When I met Drew Cardoza, a junior and an electrical engineering major from Red Lodge, Montana, he was wearing a white hoodie with the popular slogan “Just Do It” printed across the front. Now, I cannot think of anyone who embodies this slogan better.
When Cardoza was 11 years old, his mother was in a serious car accident that left her in a coma for the next five years before she passed away. He struggled with depression and gained quite a bit of weight. “I was just struggling with the depression of [losing my mother], and I ended up at one point weighing 286 pounds,” Cardoza said. “At the worst point, I didn’t even want to go to college.”
After graduating from high school, Cardoza came to terms with the loss of his mother one step at a time. When he visited her grave he came to realize that “My mother wouldn’t want me to be upset. So I decided, ‘I’m losing the weight, I’m going to be a happier person,’ and that is what I shot for.” After this realization, Cardoza lost 60 pounds in the three months between graduation and coming to MSU.
When Cardoza came to MSU, he found an outlet in the MSU Cycling Club. “I tried out and I didn’t really feel like I was strong enough yet so I laid low and just kept working out and working at it and ended up losing about 100 pounds [total]. By the end of it, I weighed about 195 pounds.” Cardoza said.

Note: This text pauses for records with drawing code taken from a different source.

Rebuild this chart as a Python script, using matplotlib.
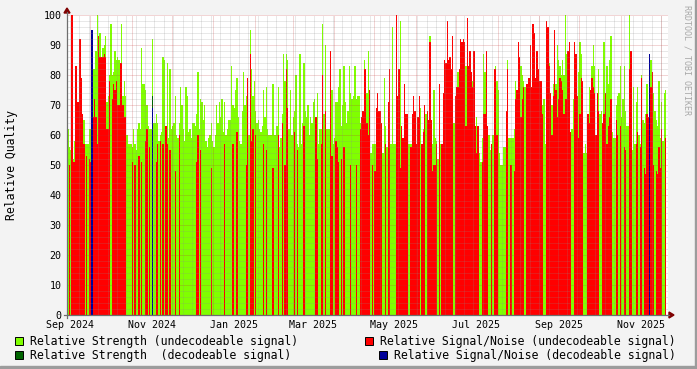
import numpy as np
import matplotlib
matplotlib.use("Agg")
import matplotlib.pyplot as plt
from matplotlib.patches import Rectangle, Polygon
from matplotlib.lines import Line2D

W, H = 697, 369
plt.rcParams["font.family"] = ["DejaVu Sans Mono"]

# ---- data (one value per day) ----
first_day = np.datetime64("2024-09-14")
origin = np.datetime64("2024-09-01")

strength_undec = [
    62, 56, 55, 55, 52, 58, 60, 60, 60, 60,
    60, 67, 65, 57, 57, 57, 62, 62, 60, 82,
    82, 88, 100, 88, 94, 86, 89, 90, 93, 71,
    73, 80, 97, 80, 81, 88, 85, 86, 85, 84,
    97, 73, 78, 73, 60, 57, 57, 57, 56, 62,
    57, 55, 62, 64, 62, 89, 77, 77, 75, 70,
    63, 62, 62, 92, 64, 64, 67, 64, 58, 60,
    61, 86, 85, 62, 84, 59, 82, 62, 63, 64,
    73, 60, 59, 64, 76, 70, 62, 58, 76, 73,
    61, 62, 59, 64, 64, 63, 67, 81, 62, 72,
    71, 65, 70, 58, 56, 59, 60, 64, 58, 56,
    60, 70, 64, 71, 66, 72, 61, 71, 60, 62,
    65, 65, 83, 70, 69, 75, 79, 66, 58, 57,
    68, 81, 70, 73, 79, 60, 95, 82, 73, 78,
    68, 64, 65, 62, 61, 63, 75, 66, 76, 62,
    60, 60, 60, 77, 60, 60, 63, 76, 56, 59,
    67, 87, 78, 87, 85, 62, 75, 60, 66, 68,
    80, 57, 56, 87, 57, 64, 84, 68, 66, 70,
    60, 66, 64, 71, 72, 58, 74, 57, 62, 62,
    97, 67, 90, 62, 62, 62, 62, 75, 57, 59,
    71, 71, 76, 82, 63, 70, 83, 71, 64, 68,
    83, 74, 72, 73, 83, 72, 73, 73, 64, 64,
    64, 85, 78, 74, 88, 54, 54, 57, 57, 57,
    57, 57, 57, 66, 59, 54, 79, 63, 56, 56,
    56, 57, 96, 57, 57, 57, 57, 49, 98, 57,
    57, 71, 57, 57, 57, 57, 57, 57, 61, 57,
    57, 57, 57, 69, 57, 62, 70, 67, 57, 57,
    93, 57, 57, 75, 59, 58, 52, 63, 57, 57,
    57, 57, 57, 57, 57, 60, 75, 70, 64, 57,
    57, 81, 57, 57, 57, 57, 57, 83, 57, 57,
    66, 57, 78, 57, 57, 66, 54, 54, 51, 59,
    87, 81, 57, 57, 60, 55, 55, 60, 55, 83,
    78, 75, 54, 50, 50, 56, 56, 68, 85, 59,
    59, 59, 59, 62, 78, 65, 72, 72, 83, 80,
    78, 76, 57, 52, 70, 57, 57, 88, 85, 79,
    78, 75, 57, 67, 70, 72, 57, 57, 57, 84,
    57, 70, 77, 80, 77, 90, 85, 83, 80, 85,
    80, 100, 87, 57, 57, 57, 62, 72, 72, 57,
    59, 81, 91, 87, 57, 54, 57, 54, 57, 76,
    71, 83, 90, 83, 57, 68, 82, 67, 68, 57,
    91, 51, 83, 77, 85, 93, 61, 59, 59, 70,
    73, 74, 83, 66, 72, 83, 68, 63, 63, 100,
    60, 55, 76, 57, 71, 76, 60, 57, 80, 65,
    64, 67, 77, 66, 57, 85, 81, 74, 68, 65,
    63, 78, 59, 71, 58, 74, 75,
]

snr_undec = [
    0, 50, 0, 100, 51, 51, 83, 71, 71, 92,
    79, 67, 57, 0, 53, 0, 52, 51, 0, 66,
    72, 66, 57, 93, 86, 86, 86, 87, 86, 62,
    62, 78, 0, 72, 77, 75, 78, 70, 70, 84,
    84, 70, 66, 66, 0, 0, 0, 0, 51, 0,
    50, 0, 0, 53, 0, 51, 0, 0, 58, 62,
    0, 56, 0, 0, 0, 0, 51, 57, 0, 58,
    0, 57, 0, 63, 57, 0, 55, 0, 0, 0,
    48, 0, 0, 60, 0, 0, 0, 0, 0, 0,
    0, 0, 0, 0, 0, 0, 51, 60, 0, 55,
    0, 0, 0, 0, 0, 0, 0, 49, 0, 0,
    0, 0, 0, 0, 0, 0, 0, 57, 0, 0,
    0, 0, 0, 57, 0, 0, 61, 0, 0, 0,
    0, 0, 0, 50, 79, 0, 87, 58, 62, 0,
    60, 0, 0, 0, 0, 0, 57, 0, 55, 0,
    0, 0, 0, 49, 0, 0, 0, 60, 0, 0,
    64, 0, 50, 82, 69, 0, 0, 0, 0, 61,
    0, 55, 0, 0, 0, 0, 63, 0, 0, 0,
    0, 0, 0, 0, 0, 66, 52, 0, 0, 57,
    80, 0, 68, 0, 0, 0, 88, 53, 0, 0,
    58, 56, 51, 0, 52, 0, 56, 0, 0, 0,
    0, 50, 0, 0, 0, 50, 0, 0, 62, 66,
    68, 82, 82, 64, 60, 75, 0, 50, 0, 48,
    69, 74, 68, 68, 64, 0, 0, 57, 0, 71,
    82, 0, 0, 0, 0, 100, 73, 82, 49, 63,
    59, 77, 67, 67, 0, 0, 56, 67, 73, 68,
    57, 66, 73, 0, 57, 61, 70, 0, 68, 65,
    91, 65, 48, 50, 50, 57, 0, 77, 0, 57,
    74, 85, 84, 98, 85, 86, 82, 93, 0, 73,
    76, 76, 82, 92, 91, 92, 91, 63, 99, 83,
    88, 81, 76, 88, 63, 54, 63, 0, 0, 51,
    67, 67, 88, 63, 0, 0, 57, 0, 82, 82,
    60, 0, 0, 0, 0, 0, 0, 68, 82, 0,
    50, 50, 0, 48, 72, 75, 91, 86, 66, 72,
    76, 0, 77, 77, 79, 90, 76, 97, 94, 79,
    88, 82, 78, 78, 67, 0, 0, 98, 96, 83,
    74, 60, 73, 95, 75, 66, 72, 79, 78, 75,
    67, 72, 72, 88, 91, 61, 0, 0, 91, 87,
    73, 59, 67, 79, 78, 0, 0, 0, 67, 64,
    75, 79, 76, 74, 60, 74, 68, 0, 0, 64,
    67, 74, 57, 63, 66, 72, 0, 0, 0, 65,
    60, 0, 63, 0, 0, 56, 55, 0, 0, 82,
    88, 0, 0, 0, 57, 61, 0, 56, 79, 0,
    49, 47, 67, 66, 0, 76, 81, 50, 0, 48,
    47, 56, 49, 62, 0, 0, 59,
]

strength_dec_days = ["2024-11-16"]
strength_dec_vals = [73]
snr_dec_days = ["2024-10-02", "2024-11-16", "2025-11-22"]
snr_dec_vals = [95, 69, 87]

label_months = ["2024-09", "2024-11", "2025-01", "2025-03",
                "2025-05", "2025-07", "2025-09", "2025-11"]
label_texts = ["Sep 2024", "Nov 2024", "Jan 2025", "Mar 2025",
               "May 2025", "Jul 2025", "Sep 2025", "Nov 2025"]
y_ticks = list(range(0, 101, 10))

legend_labels = ["Relative Strength (undecodeable signal)",
                 "Relative Strength  (decodeable signal)",
                 "Relative Signal/Noise (undecodeable signal)",
                 "Relative Signal/Noise (decodeable signal)"]

c_green = "#80FF00"
c_dkgreen = "#006400"
c_red = "#FF0000"
c_blue = "#000099"


def day(d):
    return int((np.datetime64(d, "D") - origin).astype(int))


start = day(first_day)
n = len(strength_undec)
edges = start + np.arange(n + 1)


def sparse(days, vals):
    arr = np.zeros(n)
    for d, v in zip(days, vals):
        arr[day(d) - start] = v
    return arr


fig = plt.figure(figsize=(W / 100, H / 100), dpi=100, facecolor="#F3F3F3")
ax = fig.add_axes([67 / W, (H - 315) / H, 601 / W, 300 / H])
ax.set_facecolor("white")

ax.stairs(strength_undec, edges, fill=True, color=c_green, lw=0, zorder=1)
ax.stairs(snr_undec, edges, fill=True, color=c_red, lw=0, zorder=1.1)
ax.stairs(sparse(strength_dec_days, strength_dec_vals), edges, fill=True,
          color=c_dkgreen, lw=0, zorder=1.2)
ax.stairs(sparse(snr_dec_days, snr_dec_vals), edges, fill=True,
          color=c_blue, lw=0, zorder=1.3)

x0 = 15 - 3 / 1.3404
x1 = 15 + 598 / 1.3404
ax.set_xlim(x0, x1)
ax.set_ylim(0, 100)

# grid (drawn over the data, rrdtool style)
dots = (0, (1, 1))
for v in range(2, 101, 2):
    if v % 10:
        ax.axhline(v, color="#8C8C8C", alpha=0.4, lw=0.72, ls=dots, zorder=3)
    else:
        ax.axhline(v, color="#C03030", alpha=0.4, lw=0.72, ls=dots, zorder=3)
mondays = np.arange(np.datetime64("2024-09-02"), np.datetime64("2025-12-31"), 7)
for m in mondays:
    ax.axvline(day(m), color="#8C8C8C", alpha=0.4, lw=0.72, ls=dots, zorder=3)
months = np.arange(np.datetime64("2024-10"), np.datetime64("2026-01"),
                   dtype="datetime64[M]")
for m in months:
    ax.axvline(day(m), color="#C03030", alpha=0.4, lw=0.72, ls=dots, zorder=3)

for s in ax.spines.values():
    s.set_visible(False)

ax.set_xticks([day(m) + 15 for m in label_months], label_texts)
ax.set_yticks(y_ticks, [str(v) for v in y_ticks])
ax.tick_params(length=0, labelsize=7.2, pad=3.8)


def fx(px):
    return px / W


def fy(py):
    return 1 - py / H


# axes with arrows
fig.add_artist(Line2D([fx(64), fx(669)], [fy(315), fy(315)], color="#6E6E6E", lw=0.9))
fig.add_artist(Line2D([fx(67), fx(67)], [fy(318), fy(12)], color="#6E6E6E", lw=0.9))
fig.add_artist(Polygon([[fx(669), fy(312)], [fx(669), fy(318)], [fx(674), fy(315)]],
                       closed=True, color="#7F0000", transform=fig.transFigure))
fig.add_artist(Polygon([[fx(64), fy(13)], [fx(70), fy(13)], [fx(67), fy(8)]],
                       closed=True, color="#7F0000", transform=fig.transFigure))

fig.text(fx(12), fy(165), "Relative Quality", rotation=90, ha="center",
         va="center", fontsize=8.3)
fig.text(fx(687), fy(60), "RRDTOOL / TOBI OETIKER", rotation=270, ha="center",
         va="center", fontsize=6, color="#A8A8A8")

# legend
legend_pos = [(15, 341, 30), (15, 355, 30), (365, 341, 380), (379, 355, 394)]
legend_cols = [c_green, c_dkgreen, c_red, c_blue]
for (bx, cy, tx), col, lab in zip(legend_pos, legend_cols, legend_labels):
    fig.add_artist(Rectangle((fx(bx), fy(cy + 4)), 8 / W, 8 / H, facecolor=col,
                             edgecolor="black", lw=0.7, transform=fig.transFigure))
    fig.text(fx(tx), fy(cy), lab, ha="left", va="center", fontsize=8.3)

# frame shading
fig.add_artist(Rectangle((fx(695), 0), 2 / W, 1, color="#9C9C9C", transform=fig.transFigure))
fig.add_artist(Rectangle((0, 0), 1, 3 / H, color="#9C9C9C", transform=fig.transFigure))

fig.savefig("out.png", dpi=100, facecolor=fig.get_facecolor())
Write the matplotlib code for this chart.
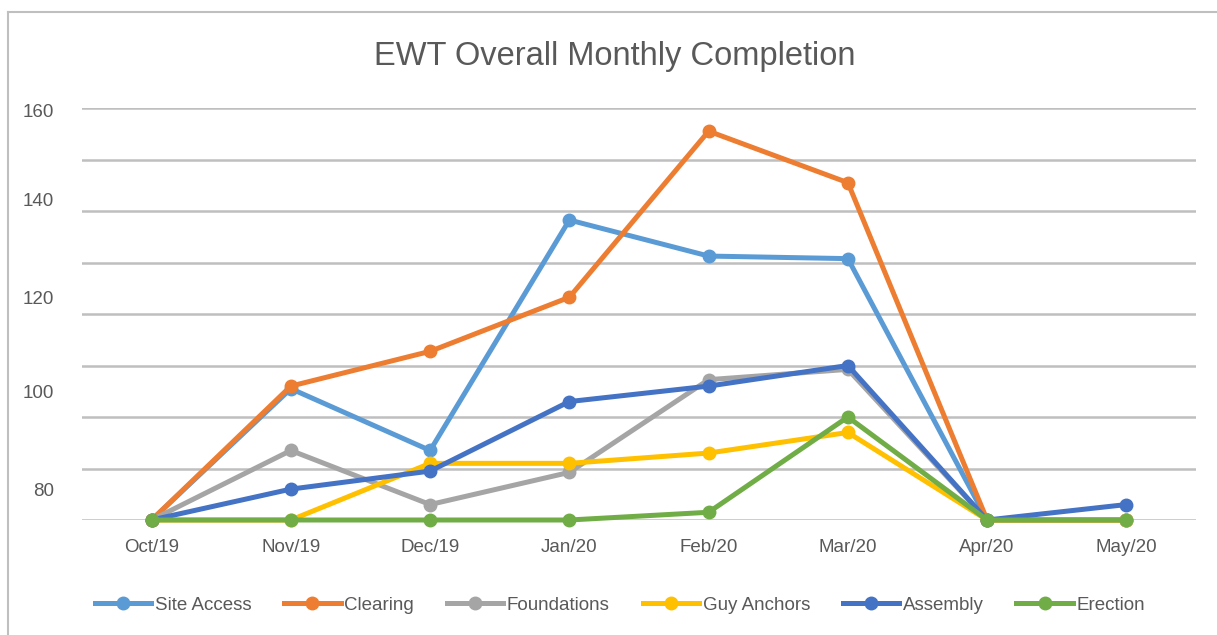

The next challenge for Cardoza was cycling up Beartooth Pass, a 6,000 foot climb. “I decided that I was going to do this and that I needed to do this and as I was cycling I felt really connected with my mother,” he said. “It was like she was helping me through [the climb]. She is my biggest motivation and inspiration.”
Before coming to MSU and joining the cycling team, Cardoza had never participated in a sport. “What’s funny is if you asked any of my classmates who was going to end up in collegiate sports, I would be the last person they would pick,” Cardoza said.
“I don’t just want to be a badass of the week, I want to be an inspiration of the week,” he explained. “When things are hard on you, just keep working at it and you will be surprised at how much you can accomplish.”
A strong message Cardoza said he wanted to get across was that, “No matter how hard things get, they get better, and only you can make it better.”